Here is a funny story, from one of the Darwin Awards books: two Marines developed a routine whereby they would drive in a truck, and on left turns, one would swing out on the door, then swing back in. Most of us have thought about doing that. It was amusing. Then one of them hit a lightpole, was flung into the cab, and knocked the other guy out his door. Fortunately the truck came to a halt, and neither was permanently wounded. That catapult image, though, I find amusing. My kids did too.

Why? They were both hurt. The accident was stupid and preventable. But don’t many of us see why someone would do that? Do we not see in them, perhaps, a bit of our own silliness, and laugh from relief that it WASN’T us?
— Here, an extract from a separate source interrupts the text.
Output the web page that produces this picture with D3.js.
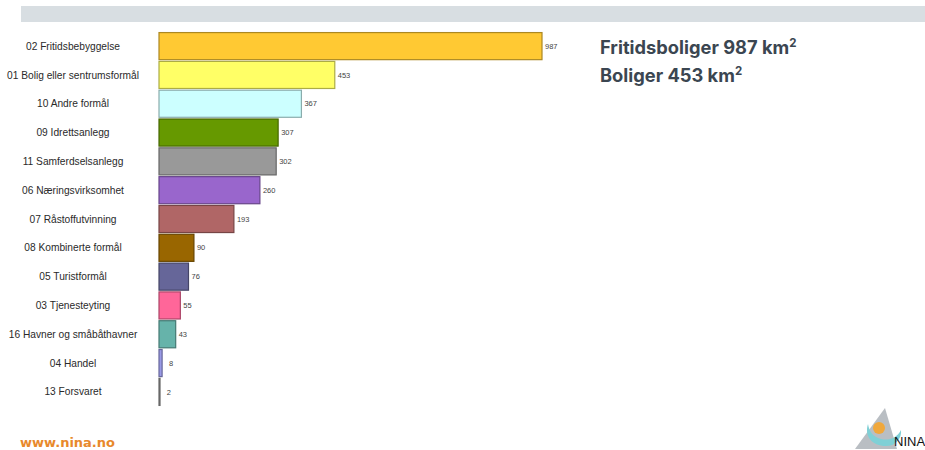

What we find funny has a lot to do with how we set our default expectations for life. If we expect it to be easy, then every little bit of pain out there saps us, and drags us down. Nothing is funny, if funny consists in an ironic appreciate of the misery and stupidity of others. It’s all just a bore; it’s all just work.

If we expect life to be hard, then we realize that all of us are stupid, and we learn to appreciate and laugh at all the little things that happen to us. I managed to set my oven on fire last night. After I put it out, and got the smoke detector stopped, I thought it was funny. That’s not a bad story. Not just everyone is stupid enough to set their oven on fire. My kids thought it was funny too.

It seems to me, too, that you have to have multiple selves to analyze and process life properly. If you are analyzing humor, it isn’t funny. You have to be able to switch back and forth, here and there. This is the Tao, at least in part.